We spoke to a local store owner about why so many families are willing to do whatever it takes to leave.
(speaking Spanish, distorted) Alvi: It was only after that their extortion demands began.
(woman speaking Spanish) Alvi: Are people living in fear? (speaking Spanish) Alvi: Are there a lot of people who want to leave? (speaks Spanish) Alvi: With the violence so bad that local reports claim nearly half the country's population now wants to leave (man speaking Spanish) the authorities are waging an all-out war on these gangs.
(man shouts in Spanish) We're at the central police station in San Salvador with the anti-gang unit.

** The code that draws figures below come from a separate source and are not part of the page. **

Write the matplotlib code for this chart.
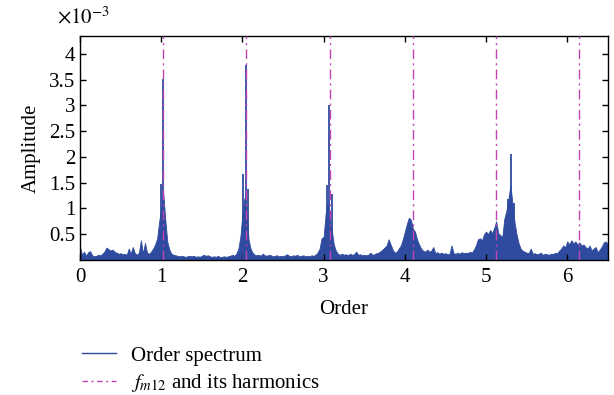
import matplotlib

matplotlib.use("Agg")
import matplotlib.pyplot as plt
import numpy as np
from matplotlib.lines import Line2D

plt.rcParams["font.family"] = ["Liberation Serif", "DejaVu Serif"]
plt.rcParams["mathtext.fontset"] = "stix"

# spectrum envelope, amplitude in units of 1e-3, sampled every 0.025 order
order_step = 0.025
envelope = [
    # 0.000 - 0.975
    0.25, 0.10, 0.16, 0.08, 0.15, 0.17, 0.09, 0.07, 0.08, 0.10,
    0.09, 0.12, 0.16, 0.24, 0.21, 0.18, 0.20, 0.16, 0.14, 0.12,
    0.13, 0.11, 0.12, 0.10, 0.22, 0.12, 0.25, 0.13, 0.10, 0.14,
    0.38, 0.12, 0.33, 0.14, 0.12, 0.16, 0.22, 0.30, 0.42, 0.75,
    # 1.000 - 1.975
    1.00, 1.30, 0.78, 0.35, 0.20, 0.12, 0.10, 0.09, 0.08, 0.07,
    0.08, 0.07, 0.06, 0.07, 0.08, 0.07, 0.08, 0.06, 0.07, 0.06,
    0.08, 0.10, 0.08, 0.09, 0.07, 0.06, 0.07, 0.06, 0.08, 0.05,
    0.06, 0.07, 0.06, 0.07, 0.08, 0.10, 0.08, 0.12, 0.22, 0.45,
    # 2.000 - 2.975
    0.90, 1.20, 1.00, 0.40, 0.22, 0.14, 0.10, 0.09, 0.10, 0.08,
    0.12, 0.09, 0.08, 0.10, 0.09, 0.07, 0.08, 0.09, 0.07, 0.08,
    0.07, 0.09, 0.11, 0.08, 0.07, 0.09, 0.08, 0.10, 0.07, 0.08,
    0.09, 0.07, 0.08, 0.07, 0.09, 0.08, 0.10, 0.14, 0.22, 0.42,
    # 3.000 - 3.975
    0.45, 0.90, 1.10, 0.80, 0.58, 0.30, 0.18, 0.12, 0.10, 0.12,
    0.10, 0.11, 0.09, 0.12, 0.10, 0.11, 0.16, 0.10, 0.11, 0.09,
    0.10, 0.09, 0.10, 0.14, 0.10, 0.11, 0.13, 0.14, 0.17, 0.20,
    0.24, 0.28, 0.40, 0.30, 0.20, 0.14, 0.16, 0.22, 0.28, 0.40,
    # 4.000 - 4.975
    0.55, 0.70, 0.82, 0.78, 0.60, 0.55, 0.40, 0.30, 0.22, 0.18,
    0.16, 0.20, 0.16, 0.18, 0.25, 0.13, 0.15, 0.12, 0.14, 0.12,
    0.13, 0.11, 0.12, 0.28, 0.13, 0.12, 0.14, 0.12, 0.15, 0.13,
    0.14, 0.13, 0.16, 0.14, 0.20, 0.28, 0.40, 0.42, 0.38, 0.50,
    # 5.000 - 5.975
    0.55, 0.50, 0.58, 0.52, 0.62, 0.75, 0.52, 0.48, 0.45, 0.80,
    0.95, 1.18, 1.45, 1.10, 0.74, 0.50, 0.33, 0.22, 0.18, 0.16,
    0.14, 0.13, 0.22, 0.12, 0.13, 0.11, 0.12, 0.14, 0.10, 0.12,
    0.11, 0.10, 0.12, 0.11, 0.14, 0.13, 0.18, 0.22, 0.28, 0.25,
    # 6.000 - 6.500
    0.36, 0.30, 0.38, 0.32, 0.36, 0.30, 0.34, 0.28, 0.30, 0.25,
    0.22, 0.28, 0.18, 0.22, 0.25, 0.15, 0.20, 0.26, 0.34, 0.36,
    0.30,
]

# narrow spectral lines on top of the envelope
spike_orders = [0.993, 1.022, 1.050, 2.010, 2.040, 2.065, 3.040, 3.066, 3.105, 5.270, 5.310, 5.340]
spike_amps = [1.48, 3.52, 0.78, 1.67, 3.78, 1.38, 1.45, 3.00, 1.28, 1.18, 2.05, 1.10]

fm12 = 1.0245
harmonic_numbers = [1, 2, 3, 4, 5, 6]

x_ticks = [0, 1, 2, 3, 4, 5, 6]
y_ticks = [0.5, 1, 1.5, 2, 2.5, 3, 3.5, 4]

blue = "#2e4b9f"
magenta = "#c443b2"
fs = 15

orders = np.arange(len(envelope)) * order_step

fig = plt.figure(figsize=(6.14, 3.95), dpi=100)
ax = fig.add_axes([0.1303, 0.342, 0.8597, 0.567])

ax.fill_between(orders, 0, envelope, color=blue, linewidth=0.6, edgecolor=blue)
ax.vlines(spike_orders, 0, spike_amps, color=blue, linewidth=1.3)
for k in harmonic_numbers:
    ax.axvline(k * fm12, color=magenta, linestyle=(0, (7, 3, 1.5, 3)), linewidth=1.0, zorder=3)

ax.set_xlim(0, 6.5)
ax.set_ylim(0, 4.35)
ax.set_xticks(x_ticks)
ax.set_yticks(y_ticks)
ax.set_yticklabels([f"{v:g}" for v in y_ticks])
ax.tick_params(direction="in", top=True, right=True, labelsize=fs, length=4, width=1)
ax.tick_params(axis="x", pad=6)
for spine in ax.spines.values():
    spine.set_linewidth(1.0)
ax.set_xlabel("Order", fontsize=fs, labelpad=9)
ax.set_ylabel("Amplitude", fontsize=fs, labelpad=6)
ax.text(-0.044, 1.035, r"$\times10^{-3}$", transform=ax.transAxes, fontsize=fs,
        ha="left", va="bottom")

handles = [
    Line2D([], [], color=blue, linewidth=1.0),
    Line2D([], [], color=magenta, linewidth=1.0, linestyle=(0, (4, 2.5, 1.5, 2.5))),
]
labels = ["Order spectrum", r"$f_{m12}$ and its harmonics"]
fig.legend(handles, labels, loc="upper left", bbox_to_anchor=(0.120, 0.145),
           frameon=False, fontsize=fs, handlelength=1.65, handletextpad=0.7,
           labelspacing=0.3, borderaxespad=0)

fig.savefig("out.png", dpi=100)
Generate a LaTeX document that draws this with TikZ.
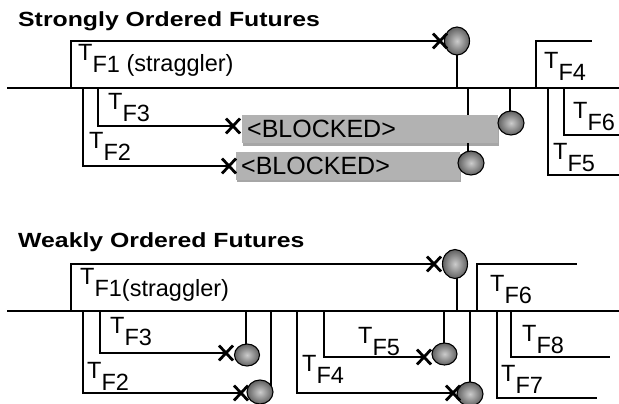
\documentclass[tikz,border=0pt]{standalone}
\usepackage{fontspec}
\setmainfont{Liberation Sans}
\newfontfamily\headfont[FakeStretch=1.21]{Liberation Sans}
\usetikzlibrary{shapes.geometric,shadows,backgrounds}

% thread label: T with the future's name set lower
\newcommand\TF[1]{T\raisebox{-12pt}{F#1}}

\begin{document}
\begin{tikzpicture}[x=1pt,y=-1pt,
  line/.style={line width=1.8pt},
  lbl/.style={inner sep=0pt, anchor=base west, font=\fontsize{23.5}{27}\selectfont},
  head/.style={inner sep=0pt, anchor=base west, font=\headfont\bfseries\fontsize{20.5}{24}\selectfont},
  ball/.style={ellipse, draw=black, line width=1.1pt, inner sep=0pt,
    shading=radial, inner color=black!20, outer color=black!62},
  blocked/.style={rectangle, fill=black!30, inner xsep=5pt, inner ysep=0pt, anchor=west,
    minimum height=28pt, align=left, font=\fontsize{25}{28}\selectfont,
    drop shadow={shadow xshift=1pt, shadow yshift=-2.5pt, fill=black, opacity=0.35}},
  xcross/.pic={\draw[line width=2.8pt] (-7,-7.5) -- (7,7.5) (-7,7.5) -- (7,-7.5);}]
\useasboundingbox (0,0) rectangle (619,404);

% ---------------- strongly ordered ----------------
\node[head] (h1) at (18,27) {Strongly Ordered Futures};
\coordinate (a0) at (7,88);
\coordinate (a1) at (619,88);
\draw[line] (a0) -- (a1);

% forks off the main thread
\coordinate (p1) at (71,88);  \coordinate (x1) at (440,41);
\coordinate (p3) at (98,88);  \coordinate (x3) at (233,126);
\coordinate (p2) at (83,88);  \coordinate (x2) at (229,166);
\draw[line] (p1) |- (x1);
\draw[line] (p3) |- (x3);
\draw[line] (p2) |- (x2);

\coordinate (p4) at (536,88); \coordinate (e4) at (592,41);
\coordinate (p5) at (548,88); \coordinate (e5) at (619,175);
\coordinate (p6) at (564,88); \coordinate (e6) at (619,135);
\draw[line] (p4) |- (e4);
\draw[line] (p5) |- (e5);
\draw[line] (p6) |- (e6);

% blocked joins
\node[blocked, text width=246pt] (b1) at (242,129) {<BLOCKED>};
\node[blocked, text width=214pt] (b2) at (236,165.5) {<BLOCKED>};

% join points
\node[ball, minimum width=25pt, minimum height=28pt] (c1) at (457,41) {};
\node[ball, minimum width=26pt, minimum height=24pt] (c2) at (471,163) {};
\node[ball, minimum width=26pt, minimum height=24pt] (c3) at (511,123) {};
\coordinate (s1) at (457,88);
\coordinate (s2) at (468,88);
\coordinate (s3) at (510,88);
\begin{scope}[on background layer]
  \draw[line] (s1) -- (s1 |- c1);
  \draw[line] (s2) -- (s2 |- c2);
  \draw[line] (s3) -- (s3 |- c3);
\end{scope}

\pic at (x1) {xcross};
\pic at (x3) {xcross};
\pic at (x2) {xcross};

\node[lbl] (l1) at (78,61) {\TF{1}\raisebox{-11pt}{\ (straggler)}};
\node[lbl] (l3) at (108,110) {\TF{3}};
\node[lbl] (l2) at (89,148) {\TF{2}};
\node[lbl] (l4) at (544,69) {\TF{4}};
\node[lbl] (l6) at (573,118) {\TF{6}};
\node[lbl] (l5) at (553,159) {\TF{5}};

% ---------------- weakly ordered ----------------
\node[head] (h2) at (18,247) {Weakly Ordered Futures};
\coordinate (b0) at (7,311);
\coordinate (bb) at (619,311);
\draw[line] (b0) -- (bb);

\coordinate (q1) at (71,311);  \coordinate (y1) at (434,264);
\coordinate (q3) at (100,311); \coordinate (y3) at (226,353);
\coordinate (q2) at (83,311);  \coordinate (y2) at (241,393);
\coordinate (q4) at (297,311); \coordinate (y4) at (453,393);
\coordinate (q5) at (324,311); \coordinate (y5) at (424,357);
\draw[line] (q1) |- (y1);
\draw[line] (q3) |- (y3);
\draw[line] (q2) |- (y2);
\draw[line] (q4) |- (y4);
\draw[line] (q5) |- (y5);

\coordinate (q6) at (477,311); \coordinate (f6) at (577,264);
\coordinate (q7) at (497,311); \coordinate (f7) at (597,398);
\coordinate (q8) at (511,311); \coordinate (f8) at (610,357);
\draw[line] (q6) |- (f6);
\draw[line] (q7) |- (f7);
\draw[line] (q8) |- (f8);

\node[ball, minimum width=25pt, minimum height=29pt] (d1) at (455,264) {};
\node[ball, minimum width=25pt, minimum height=22pt] (d3) at (247,355) {};
\node[ball, minimum width=26pt, minimum height=24pt] (d2) at (260,392) {};
\node[ball, minimum width=26pt, minimum height=24pt] (d4) at (470,394) {};
\node[ball, minimum width=25pt, minimum height=22pt] (d5) at (444.5,354) {};
\coordinate (t1) at (457,311);
\coordinate (t3) at (246,311);
\coordinate (t2) at (271,311);
\coordinate (t4) at (470,311);
\coordinate (t5) at (444,311);
\begin{scope}[on background layer]
  \draw[line] (t1) -- (t1 |- d1);
  \draw[line] (t3) -- (t3 |- d3);
  \draw[line] (t2) -- (t2 |- d2);
  \draw[line] (t4) -- (t4 |- d4);
  \draw[line] (t5) -- (t5 |- d5);
\end{scope}

\pic at (y1) {xcross};
\pic at (y3) {xcross};
\pic at (y2) {xcross};
\pic at (y4) {xcross};
\pic at (y5) {xcross};

\node[lbl] (m1) at (80,284) {\TF{1}\raisebox{-12pt}{(straggler)}};
\node[lbl] (m3) at (110,333) {\TF{3}};
\node[lbl] (m2) at (87,378) {\TF{2}};
\node[lbl] (m4) at (302,371) {\TF{4}};
\node[lbl] (m5) at (358,343) {\TF{5}};
\node[lbl] (m6) at (490,291) {\TF{6}};
\node[lbl] (m8) at (522,341) {\TF{8}};
\node[lbl] (m7) at (501,381) {\TF{7}};
\end{tikzpicture}
\end{document}
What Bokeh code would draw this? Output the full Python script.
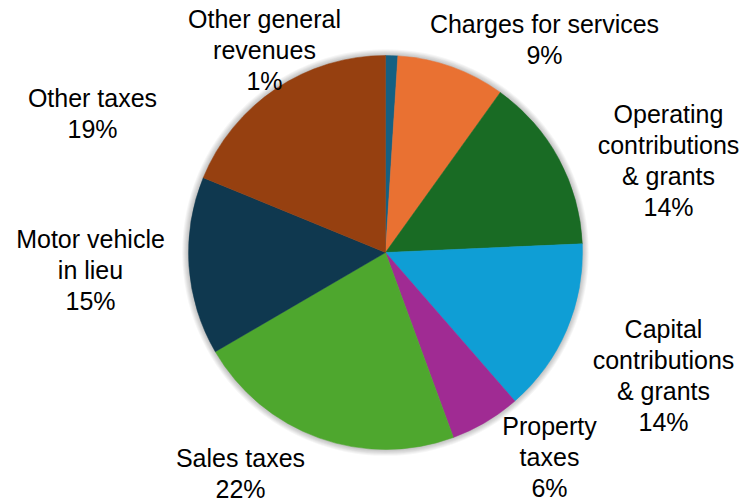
import math
from bokeh.plotting import figure
from bokeh.models import Range1d, ColumnDataSource
from bokeh.core.properties import value
from bokeh.embed import file_html
from bokeh.resources import INLINE

# ---- data ----
categories = ["Other general\nrevenues", "Charges for services", "Operating\ncontributions\n& grants",
              "Capital\ncontributions\n& grants", "Property\ntaxes", "Sales taxes",
              "Motor vehicle\nin lieu", "Other taxes"]
shares = [1.0, 8.9, 14.4, 14.3, 5.8, 22.2, 14.6, 18.8]
colors = ["#156082", "#E97132", "#196B24", "#0F9ED5", "#A02B93", "#4EA72E", "#0F384F", "#964010"]

# ---- layout: label centre x and first-line cap-centre y (page pixels), line spacing ----
label_pos = [(264, 18), (544, 23), (668, 113), (663, 328), (549, 425), (240, 457), (90, 238), (92, 97)]
CX, CY, R = 385, 252, 197
LINE_H = 31.0

W, H = 747, 501
p = figure(width=W, height=H, output_backend="svg", toolbar_location=None,
           x_range=Range1d(0, W), y_range=Range1d(0, H), min_border=0)
p.axis.visible = False
p.grid.visible = False
p.outline_line_color = None
p.background_fill_color = "white"
p.border_fill_color = "white"

def py(y):
    return H - y

# soft shadow
for k in range(1, 8):
    p.circle(x=[CX], y=[py(CY)], radius=R + k * 0.9, fill_color="black",
             fill_alpha=0.035, line_color=None)

total = sum(shares)
cum = 0.0
starts, ends = [], []
for s in shares:
    a0 = math.pi / 2 - 2 * math.pi * cum / total
    cum += s
    a1 = math.pi / 2 - 2 * math.pi * cum / total
    starts.append(a1)
    ends.append(a0)

src = ColumnDataSource(dict(x=[CX] * len(shares), y=[py(CY)] * len(shares),
                            start=starts, end=ends, color=colors))
p.wedge(x="x", y="y", radius=R, start_angle="start", end_angle="end",
        fill_color="color", line_color="color", line_width=0.5, source=src)

tx, ty, tt = [], [], []
for cat, s, (lx, ly) in zip(categories, shares, label_pos):
    lines = cat.split("\n") + [f"{round(s)}%"]
    for i, ln in enumerate(lines):
        tx.append(lx)
        ty.append(py(ly + i * LINE_H))
        tt.append(ln)

p.text(x=tx, y=ty, text=tt, text_align="center", text_baseline="middle",
       text_font=value("Liberation Sans"), text_font_size="25px", text_color="#000000")

open("out.html", "w").write(file_html(p, INLINE))
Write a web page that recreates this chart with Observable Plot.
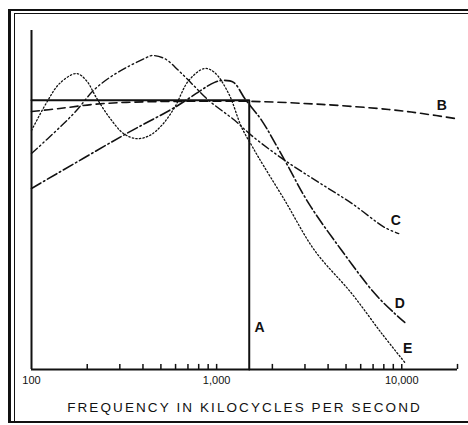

We're about to go out on a raid with them.
We're going after eight members of the 18th Street Gang, who they believe killed two innocent people.
(speaking Spanish) We're with a large group that's gonna break into 10 different groups that's gonna hit 13 different homes at the same time.
(dog barking) (banging) (dog barking) (officer shouting) (banging) (man speaking Spanish) (spits) Alvi: These are just four of an estimated 20,000 gang members in El Salvador.
And as we were told by police commissioner Pedro Gonzales, the director of the anti-gang unit, this is a fight that never ends.
(speaking Spanish) And how did this situation get so bad that it necessitated creating an anti-gang unit? Alvi: It turns out, the biggest gangs in El Salvador actually started in the United States.
(gunfire) Both the MS-13 and 18th Street gangs were formed by refugees of El Salvador's civil war in the 1980s.
When they came to America, they formed these organizations to protect themselves from the brutal street gangs of L.
A.
The gangs became so powerful that after they were arrested, they actually became stronger in the U.
S.
prison system, leading to a new policy in dealing with them.
We have discovered that these gang members are also illegal aliens.
(rattling) Alvi: Since many of the gang members were undocumented, deporting them seemed like the most natural solution.
(beeping) Man: We're always trying to create criminal charges as part of our gang enforcement program.
When all else fails, we're gonna use the immigration laws to get these violent gang members out of the community and back to their home countries.
Alvi: But El Salvador was simply no match for the nearly 60,000 criminals that were sent back there.
(Gonzales speaking Spanish) Alvi: Now an unintended cycle has been created where the violent gangs that were exported from the U.
S.
are causing the massive flood of migrants on our southern border.
Migrants like Sandra who sell everything they own to take the 1,400 mile, two-month-long journey through Mexico.
A trip which starts here at the Guatemalan border.
So that bridge over there is the legal crossing between Guatemala and Mexico, but every day hundreds of migrants from Honduras, El Salvador, Guatemala, do the illegal crossing on these boats.
Alvi: As a result of pressure from the United States government, Mexican immigration is now following our own border patrol strategy of using checkpoints, which force migrants to travel on foot through difficult terrain.
(child speaks) Alvi: Feels like 110 degrees out here, feels like the desert.
(insects chirping) Alvi: In this hostile environment, they have no choice but to take shelter wherever they can, sleeping in derelict buildings or even out in the open.
(thunder crashes) Despite all that, they still make it onto the trains, but the immigration police continue to increase their pressure.
(man speaks Spanish) (man speaks Spanish) So the immigration police have shown up just before this train was supposed to leave and now everybody is freaking the fuck out, scrambling, jumping off the train.
(man shouts in Spanish) (speaks Spanish) There are six or seven immigration police cars that went that way, and so everybody is just looking underneath to see where they are.
They feel like they're getting surrounded so they can round them up and corral them all.
Alvi: While we lost Sandra and her family in one of these raids, this is just one of many tactics which have resulted in Mexico deporting more than 90,000 migrants this year.
(train horn blares) (thunder crashes) Alvi: Nevertheless, hundreds of thousands continue to find their way north.
At Saltillo, we watched as migrants completed their journey on "The Beast.
" This is the point where their journey ends and our immigration debate begins.
We are in Nuevo Laredo, Mexico.
Right there is Laredo, Texas, and this is the Rio Grande River.
And no matter what the governments do, whether it's tightening the border in America or the Mexican government raiding the trains in Arriaga, as we saw, everyone we spoke to said the same thing, that the governments can try what they want, but the migrants will adjust and continue to find a way and that immigration is not going to go anywhere.
As long as there is violence in those countries, people are gonna flee.
Alvi: And while the border patrol apprehended nearly a half million undocumented migrants on the Mexican border this year, we received word that, against all odds, Sandra made her way into Texas, where her family was apprehended but eventually released to the custody of relatives in Los Angeles.
When we met you, you told us about Jose's story and the threats that he was having at school by the gangs.
How do you feel now? Do you feel safer? (speaking Spanish) Alvi: While they are safe from the gangs for now, the fate of Sandra and her children will ultimately be decided by a judge in immigration court.
In the meantime, she cannot work and is forced to wear an ankle monitor 24 hours a day.